Wednesday, February 6, 2008

Brain food

I guess Kate Capshaw's character in Temple of Doom was right to faint when offered the once-in-a-lifetime opportunity to spoon monkey brains directly out of their skulls. Not that I needed much encouragement, but I'm striking brains off my list of potential edibles. At this point, here are the risks:

  • pig brains (the new one) - unnamed inflammatory syndrome, no eating required
  • human brains - kuru (not a large risk outside Papua New Guinea, particularly for those of us who long ago struck "long pig" from our diets)
  • cattle brains - bovine spongiform encephalopathy (love that phrase), a/k/a mad cow or Creutzfeld-Jakob type II
  • sheep brains - scrapie (not known in humans)
  • squirrel brains - another spongiform encephalopathy, possibly afflicting Mike Huckabee
  • deer and elk brains - chronic wasting disease, yet another spongiform encephalopathy
The story sources to Dr.

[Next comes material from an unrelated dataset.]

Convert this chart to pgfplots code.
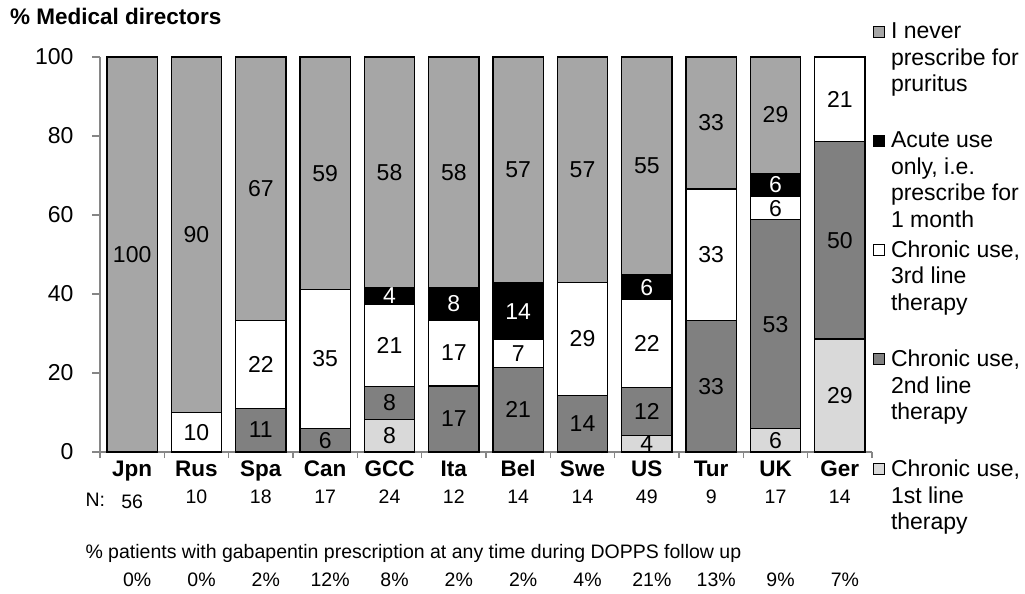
\documentclass[border=0pt]{standalone}
\usepackage{fontspec}
\setmainfont{Liberation Sans}
\usepackage{pgfplots}
\usepackage{pgfplotstable}
\pgfplotsset{compat=1.18}

\definecolor{cnever}{HTML}{A6A6A6}
\definecolor{csecond}{HTML}{808080}
\definecolor{cfirst}{HTML}{D9D9D9}
\definecolor{axgray}{HTML}{868686}

\pgfplotstableread{
x first second third acute never
0 0 0 0 0 100
1 0 0 10 0 90
2 0 11.1 22.2 0 66.7
3 0 5.9 35.3 0 58.8
4 8.3 8.3 20.8 4.2 58.4
5 0 16.7 16.7 8.3 58.3
6 0 21.4 7.1 14.3 57.2
7 0 14.3 28.6 0 57.1
8 4.1 12.2 22.4 6.1 55.2
9 0 33.3 33.3 0 33.4
10 5.9 52.9 5.9 5.9 29.4
11 28.6 50 21.4 0 0
}\data

\newcommand{\fsz}[2]{\fontsize{#1}{#2}\selectfont}

\begin{document}
\begin{tikzpicture}
\useasboundingbox (0,0) rectangle (1025bp,594bp);
\node[anchor=base west, font=\bfseries\fsz{22.5bp}{22.5bp}, inner sep=0] at (10bp,569bp) {\% Medical directors};
\begin{axis}[
  at={(100bp,142bp)}, anchor=south west,
  scale only axis, width=772bp, height=395bp,
  ybar stacked, bar width=0.78,
  xmin=-0.5, xmax=11.5, ymin=0, ymax=100,
  clip=false,
  axis x line*=bottom, axis y line*=left,
  axis line style={axgray, line width=1.2bp},
  tick style={axgray, line width=1.2bp},
  tick align=outside,
  xtick={0,...,11},
  xticklabels={Jpn,Rus,Spa,Can,GCC,Ita,Bel,Swe,US,Tur,UK,Ger},
  major x tick style={draw=none},
  minor xtick={-0.5,0.5,...,11.5},
  minor tick length=6bp,
  major tick length=8bp,
  ytick={0,20,...,100},
  /pgf/number format/assume math mode=true,
  yticklabel style={font=\fsz{23bp}{23bp}, xshift=-15bp},
  xticklabel style={font=\bfseries\fsz{22.5bp}{22.5bp}, yshift=3bp},
  point meta=explicit,
  nodes near coords={\pgfmathfloatifflags{\pgfplotspointmeta}{0}{}{\pgfmathprintnumber[fixed,precision=0]{\pgfplotspointmeta}}},
  every node near coord/.append style={font=\fsz{23bp}{23bp}, text=black},
  legend image code/.code={\draw[#1, line width=1bp] (0bp,-16.5bp) rectangle (11bp,-5.5bp);},
  reverse legend,
  legend style={at={(1.0013,1.0911)}, anchor=north west, draw=none, fill=none,
    inner sep=0pt, outer sep=0pt, row sep=8bp, column sep=4bp,
    font=\fsz{23bp}{26.5bp},
    cells={anchor=north west, align=left}},
]
\addplot[fill=cfirst, draw=black, line width=1.2bp] table[x=x, y=first, meta=first] {\data};
\addlegendentry{Chronic use,\\1st line\\therapy\\\mbox{}}
\addplot[fill=csecond, draw=black, line width=1.2bp] table[x=x, y=second, meta=second] {\data};
\addlegendentry{Chronic use,\\2nd line\\therapy\\\mbox{}}
\addplot[fill=white, draw=black, line width=1.2bp] table[x=x, y=third, meta=third] {\data};
\addlegendentry{Chronic use,\\3rd line\\therapy\\\mbox{}}
\addplot[fill=black, draw=black, line width=1.2bp, every node near coord/.append style={text=white}] table[x=x, y=acute, meta=acute] {\data};
\addlegendentry{Acute use\\only, i.e.\\prescribe for\\1 month}
\addplot[fill=cnever, draw=black, line width=1.2bp] table[x=x, y=never, meta=never] {\data};
\addlegendentry{I never\\prescribe for\\pruritus\\\mbox{}}

% N row
\node[font=\fsz{19.5bp}{19.5bp}, anchor=west] at (axis cs:-0.78,0) [yshift=-48bp] {N:};
\node[font=\fsz{19.5bp}{19.5bp}] at (axis cs:0,0) [yshift=-50bp] {56};
\node[font=\fsz{19.5bp}{19.5bp}] at (axis cs:1,0) [yshift=-45bp] {10};
\node[font=\fsz{19.5bp}{19.5bp}] at (axis cs:2,0) [yshift=-45bp] {18};
\node[font=\fsz{19.5bp}{19.5bp}] at (axis cs:3,0) [yshift=-45bp] {17};
\node[font=\fsz{19.5bp}{19.5bp}] at (axis cs:4,0) [yshift=-45bp] {24};
\node[font=\fsz{19.5bp}{19.5bp}] at (axis cs:5,0) [yshift=-45bp] {12};
\node[font=\fsz{19.5bp}{19.5bp}] at (axis cs:6,0) [yshift=-45bp] {14};
\node[font=\fsz{19.5bp}{19.5bp}] at (axis cs:7,0) [yshift=-45bp] {14};
\node[font=\fsz{19.5bp}{19.5bp}] at (axis cs:8,0) [yshift=-45bp] {49};
\node[font=\fsz{19.5bp}{19.5bp}] at (axis cs:9,0) [yshift=-45bp] {9};
\node[font=\fsz{19.5bp}{19.5bp}] at (axis cs:10,0) [yshift=-45bp] {17};
\node[font=\fsz{19.5bp}{19.5bp}] at (axis cs:11,0) [yshift=-45bp] {14};
% percentage line
\node[font=\fsz{19.5bp}{19.5bp}, anchor=west] at (axis cs:-0.78,0) [yshift=-101bp] {\% patients with gabapentin prescription at any time during DOPPS follow up};
\node[font=\fsz{19.5bp}{19.5bp}] at (axis cs:0,0) [yshift=-128bp, xshift=5bp] {0\%};
\node[font=\fsz{19.5bp}{19.5bp}] at (axis cs:1,0) [yshift=-128bp, xshift=5bp] {0\%};
\node[font=\fsz{19.5bp}{19.5bp}] at (axis cs:2,0) [yshift=-128bp, xshift=5bp] {2\%};
\node[font=\fsz{19.5bp}{19.5bp}] at (axis cs:3,0) [yshift=-128bp, xshift=5bp] {12\%};
\node[font=\fsz{19.5bp}{19.5bp}] at (axis cs:4,0) [yshift=-128bp, xshift=5bp] {8\%};
\node[font=\fsz{19.5bp}{19.5bp}] at (axis cs:5,0) [yshift=-128bp, xshift=5bp] {2\%};
\node[font=\fsz{19.5bp}{19.5bp}] at (axis cs:6,0) [yshift=-128bp, xshift=5bp] {2\%};
\node[font=\fsz{19.5bp}{19.5bp}] at (axis cs:7,0) [yshift=-128bp, xshift=5bp] {4\%};
\node[font=\fsz{19.5bp}{19.5bp}] at (axis cs:8,0) [yshift=-128bp, xshift=5bp] {21\%};
\node[font=\fsz{19.5bp}{19.5bp}] at (axis cs:9,0) [yshift=-128bp, xshift=5bp] {13\%};
\node[font=\fsz{19.5bp}{19.5bp}] at (axis cs:10,0) [yshift=-128bp, xshift=5bp] {9\%};
\node[font=\fsz{19.5bp}{19.5bp}] at (axis cs:11,0) [yshift=-128bp, xshift=5bp] {7\%};
\end{axis}
\end{tikzpicture}
\end{document}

Aaron DeVries this claim:
The disease bore no resemblance to mad cow disease.
Except, it's not transmissible from human to human, it shows neurological symptoms, and it's associated with using brains for food, all true of BSE. True, the symptoms are not an invariable decline to dementia and death, but that's hardly "no resemblance". I'd like to know more about what the Minnesota Dept. of Health or the CDC did to rule out another prion-based disease.